Most thalassophonean pliosaurids, with their robust skulls and short necks, were well-adapted to apex predator niches. Although serrated teeth, spatula-shaped snouts, and strongly-developed crests on the skull roof were lost in brachauchenines, their large size and teeth still indicate predatory lifestyles. Meanwhile, with their slimmer body proportions, polycotylids were likely fast-swimming piscivores. Principal component and ecomorphological analyses place Luskhan as being significantly closer to polycotylids than other thalassophoneans in terms of skull traits, but not in terms of the rest of the body; thus, Luskhan is the most polycotylid-like pliosaurid. The early thalassophonean Peloneustes is also polycotylid-like, but less so than Luskhan.
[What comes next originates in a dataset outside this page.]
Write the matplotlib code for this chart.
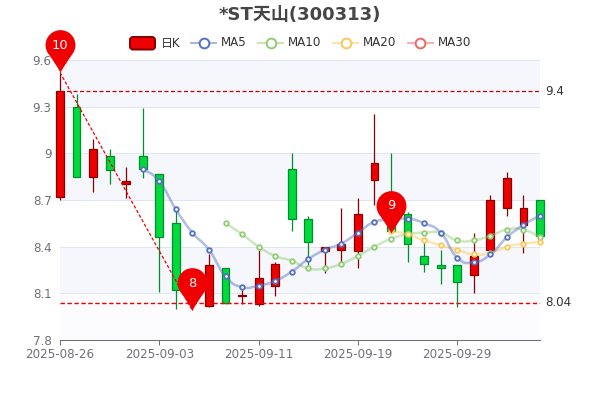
# -*- coding: utf-8 -*-
import matplotlib
matplotlib.use('Agg')
import matplotlib.pyplot as plt
from matplotlib.lines import Line2D
from matplotlib.patches import PathPatch, FancyBboxPatch, Rectangle
from matplotlib.path import Path
from matplotlib.transforms import Affine2D

plt.rcParams['font.family'] = ['DejaVu Sans', 'Noto Sans CJK SC']

# -----------------------------------------------------------------------------
# DATA
# -----------------------------------------------------------------------------
dates = ['2025-08-26', '2025-08-27', '2025-08-28', '2025-08-29', '2025-09-01', '2025-09-02',
         '2025-09-03', '2025-09-04', '2025-09-05', '2025-09-08', '2025-09-09', '2025-09-10',
         '2025-09-11', '2025-09-12', '2025-09-15', '2025-09-16', '2025-09-17', '2025-09-18',
         '2025-09-19', '2025-09-22', '2025-09-23', '2025-09-24', '2025-09-25', '2025-09-26',
         '2025-09-29', '2025-09-30', '2025-10-09', '2025-10-10', '2025-10-13', '2025-10-14']

opens = [8.72, 9.30, 8.85, 8.98, 8.80, 8.98, 8.87, 8.55, 8.08, 8.02, 8.26, 8.08, 8.03, 8.15, 8.90,
         8.58, 8.37, 8.38, 8.37, 8.83, 8.67, 8.61, 8.34, 8.28, 8.28, 8.22, 8.38, 8.65, 8.54, 8.70]
closes = [9.40, 8.85, 9.03, 8.89, 8.82, 8.90, 8.46, 8.12, 8.18, 8.28, 8.04, 8.09, 8.20, 8.29, 8.58,
          8.43, 8.40, 8.42, 8.61, 8.94, 8.50, 8.42, 8.29, 8.26, 8.17, 8.34, 8.70, 8.84, 8.65, 8.47]
lows = [8.70, 8.85, 8.75, 8.80, 8.71, 8.84, 8.11, 8.00, 7.99, 8.01, 8.03, 8.03, 8.02, 8.08, 8.50,
        8.28, 8.23, 8.28, 8.26, 8.67, 8.50, 8.30, 8.24, 8.16, 8.01, 8.10, 8.38, 8.60, 8.36, 8.46]
highs = [9.52, 9.38, 9.09, 9.03, 8.91, 9.29, 8.87, 8.64, 8.20, 8.35, 8.26, 8.12, 8.38, 8.30, 9.00,
         8.60, 8.40, 8.65, 8.71, 9.25, 9.00, 8.62, 8.43, 8.38, 8.28, 8.49, 8.73, 8.88, 8.73, 8.70]

ma5 = [None] * 5 + [8.90, 8.82, 8.64, 8.49, 8.38, 8.21, 8.14, 8.15, 8.18, 8.24, 8.32, 8.38, 8.42,
                    8.49, 8.56, 8.57, 8.58, 8.55, 8.49, 8.33, 8.30, 8.35, 8.46, 8.54, 8.60]
ma10 = [None] * 10 + [8.55, 8.48, 8.40, 8.34, 8.31, 8.26, 8.26, 8.29, 8.34, 8.40, 8.45, 8.48, 8.49,
                      8.49, 8.44, 8.44, 8.47, 8.51, 8.51, 8.46]
ma20 = [None] * 20 + [8.50, 8.48, 8.44, 8.41, 8.38, 8.35, 8.36, 8.40, 8.42, 8.43]

pin_index = [0, 8, 20]
pin_value = [9.52, 7.99, 8.49]
pin_label = ['10', '8', '9']

high_level = 9.4
low_level = 8.04
yticks = [7.8, 8.1, 8.4, 8.7, 9, 9.3, 9.6]
xtick_index = [0, 6, 12, 18, 24]
legend_names = ['MA5', 'MA10', 'MA20', 'MA30']

# -----------------------------------------------------------------------------
# STYLE
# -----------------------------------------------------------------------------
UP = '#ec0000'
UP_EDGE = '#8a0000'
DOWN = '#00da3c'
DOWN_EDGE = '#008f28'
LINE_COLORS = ['#5470c6', '#91cc75', '#fac858', '#ee6666']
W, H = 600.0, 400.0
PT = 0.72  # one pixel in points


def px(x, y):
    return x / W, 1 - y / H


def smooth_path(xs, ys, k=0.25):
    # bezier through the points, like a smooth echarts line
    verts = [(xs[0], ys[0])]
    codes = [Path.MOVETO]
    n = len(xs)
    for i in range(n - 1):
        p0 = max(i - 1, 0)
        p3 = min(i + 2, n - 1)
        verts.append((xs[i] + k * (xs[i + 1] - xs[p0]), ys[i] + k * (ys[i + 1] - ys[p0])))
        verts.append((xs[i + 1] - k * (xs[p3] - xs[i]), ys[i + 1] - k * (ys[p3] - ys[i])))
        verts.append((xs[i + 1], ys[i + 1]))
        codes += [Path.CURVE4, Path.CURVE4, Path.CURVE4]
    return Path(verts, codes)


def pin_marker():
    # tip at the origin, head above it
    r, cy = 15.0, 27.5
    arc = Path.arc(-35, 215)
    verts = [(0, 0), (5, 9)]
    codes = [Path.MOVETO, Path.CURVE3]
    arc_v = [(v[0] * r, v[1] * r + cy) for v in arc.vertices]
    verts.append(arc_v[0])
    codes.append(Path.CURVE3)
    verts += arc_v[1:]
    codes += list(arc.codes[1:])
    verts += [(-5, 9), (0, 0)]
    codes += [Path.CURVE3, Path.CURVE3]
    return Path(verts, codes)


fig = plt.figure(figsize=(6, 4), dpi=100)
ax = fig.add_axes([60 / W, 60 / H, 480 / W, 280 / H])
ax.set_xlim(0, len(dates) - 1)
ax.set_ylim(7.8, 9.6)

# split areas + grid
for i in range(len(yticks) - 1):
    band = '#f5f7fc' if (len(yticks) - 2 - i) % 2 == 0 else '#ffffff'
    if i == 0:
        band = '#fcfcfe'
    ax.axhspan(yticks[i], yticks[i + 1], color=band, lw=0, zorder=0)
for v in yticks[1:]:
    ax.axhline(v, color='#e0e6f1', lw=PT, zorder=1)

# candles
body = 0.47
for i in range(len(dates)):
    rising = closes[i] >= opens[i]
    fc = UP if rising else DOWN
    ec = UP_EDGE if rising else DOWN_EDGE
    ax.plot([i, i], [lows[i], highs[i]], color=ec, lw=0.9, zorder=2, clip_on=False,
            solid_capstyle='butt')
    ax.add_patch(Rectangle((i - body / 2, min(opens[i], closes[i])), body, abs(closes[i] - opens[i]),
                           fc=fc, ec=ec, lw=0.9, zorder=3, clip_on=False))

# mark lines
ax.axhline(high_level, color='#c80000', lw=0.9, ls=(0, (3.2, 2)), zorder=4)
ax.axhline(low_level, color='#f00000', lw=1.0, ls=(0, (3.2, 1.8)), zorder=4)
ax.plot([pin_index[0], pin_index[1]], [pin_value[0], pin_value[1]], color='#f00000', lw=0.9,
        ls=(0, (2.6, 1.6)), zorder=4)
ax.text(1.0 + 5 / 480, high_level, '9.4', transform=ax.get_yaxis_transform(), va='center', ha='left',
        fontsize=8.6, color='#333333')
ax.text(1.0 + 5 / 480, low_level, '8.04', transform=ax.get_yaxis_transform(), va='center', ha='left',
        fontsize=8.6, color='#333333')

# moving averages
for values, col, z in zip([ma5, ma10, ma20], LINE_COLORS, [6, 5, 5.5]):
    xs = [i for i, v in enumerate(values) if v is not None]
    ys = [v for v in values if v is not None]
    ax.add_patch(PathPatch(smooth_path(xs, ys), fc='none', ec=col, lw=2.6 * PT, alpha=0.45, zorder=z,
                           clip_on=False))
    ax.plot(xs, ys, ls='none', marker='o', ms=3.3, mfc='white', mec=col, mew=1.3, zorder=z + 0.1,
            clip_on=False)

# pins
pin = pin_marker()
for i, v, lab in zip(pin_index, pin_value, pin_label):
    ax.plot([i], [v], marker=pin, ms=61, color='#f00000', mec='none', zorder=8, clip_on=False)
    ax.annotate(lab, (i, v), xytext=(0, 19.5), textcoords='offset points', ha='center', va='center',
                color='white', fontsize=9.4, zorder=9, annotation_clip=False)

# axes
for s in ['top', 'left', 'right']:
    ax.spines[s].set_visible(False)
ax.spines['bottom'].set_color('#6e7079')
ax.spines['bottom'].set_linewidth(PT)
ax.spines['bottom'].set_zorder(7)
ax.set_xticks(xtick_index)
ax.set_xticklabels([dates[i] for i in xtick_index])
ax.set_yticks(yticks)
ax.set_yticklabels([str(v) for v in yticks])
ax.tick_params(axis='x', length=3.6, width=PT, color='#6e7079', labelcolor='#6e7079', labelsize=8.6, pad=2)
ax.tick_params(axis='y', length=0, labelcolor='#6e7079', labelsize=8.6, pad=6)

# title
fig.text(*px(300, 15), '*ST天山(300313)', ha='center', va='center', fontsize=13, fontweight='bold',
         color='#464646')

# legend
pixels = Affine2D().scale(1 / W, 1 / H) + fig.transFigure
fig.add_artist(FancyBboxPatch((130, H - 49.5), 25, 12.5, boxstyle='round,pad=0,rounding_size=3',
                              fc=UP, ec=UP_EDGE, lw=2 * PT, transform=pixels))
fig.text(*px(161, 43), '日K', ha='left', va='center', fontsize=8.6, color='#333333')
starts = [191, 258, 333, 407.5]
for name, col, sx in zip(legend_names, LINE_COLORS, starts):
    lx0, ly = px(sx, 43)
    lx1, _ = px(sx + 25, 43)
    cx, _ = px(sx + 12.5, 43)
    fig.add_artist(Line2D([lx0, lx1], [ly, ly], transform=fig.transFigure, color=col, lw=2 * PT, alpha=0.5))
    fig.add_artist(Line2D([cx], [ly], transform=fig.transFigure, marker='o', ms=7, mfc='white', mec=col,
                          mew=1.4, ls='none'))
    fig.text(*px(sx + 30, 43), name, ha='left', va='center', fontsize=8.6, color='#333333')

fig.savefig('out.png', dpi=100)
Ecologically speaking, Luskhan probably preyed on small, soft animals. This is suggested by the slender snout, the long symphysis, and the relatively short tooth row compared to other thalassophoneans. A few traits in Luskhan are shared with typical thalassophoneans, such as the presence of serrations in the rearmost teeth and the presence of weakly trihedral (triangular in cross-section) teeth; however, these are probably vestigial traits retained from Pliosaurus-like ancestors. Thus, Luskhan departed from the typical apex predator niche of thalassophoneans in order to colonize a lower trophic level, having done so independently 10 million years after polycotylids. Makhaira, by contrast, retained a bauplan that is better-suited to being an apex predator; for instance, its teeth are larger than Luskhan.

==Paleoecology==
Based on the presence of the ammonite Speetoniceras versicolor several meters north of the site where Luskhan was discovered, the g-5 horizon can be correlated with the S. versicolor zone. Magnetostratigraphy indicates that this zone dates to the upper Hauterivian epoch of the early Cretaceous Period, approximately 128 million years ago. Makhaira originates from the S. versicolor zone, and it was found nearby Luskhan as well - 600 m north of Slantsevy Rudnik. Also from the S. versicolor zone is the cryptoclidid plesiosaurid Abyssosaurus, which was found within the region of Chuvashia near a tributary of the Sura River (itself a tributary of the Volga). The ophthalmosaurid ichthyosaur Plutoniosaurus is also known from the locality. In addition to these marine reptiles, fossils of the sauropod dinosaur Volgatitan have been found.

In terms of invertebrates, the S. versicolor zone is additionally characterized by the ammonites S. coronatiforme, S. pavlovae, S. intermedium, and S. polivnense; the bivalves Inoceramus aucella, Prochinnites substuderi, Astarte porrecta, and Thracia creditica; and the belemnites Acroteuthis pseudopanderi, Praeoxyteuthis jasikofiana, Aulacoteuthis absolutiformis, and A. speetonensis. The gastropods Ampullina sp., Avellana hauteriviensis, Claviscala antiqua, Cretadmete neglecta, Eucyclus sp., Hudlestonella pusilla, Khetella glasunovae, Sulcoactaeon sp., Tornatellaea kabanovi, Trilemma russiense, and Turbinopsis multicostulata have also been found within the S. versicolor zone around Ulyanovsk.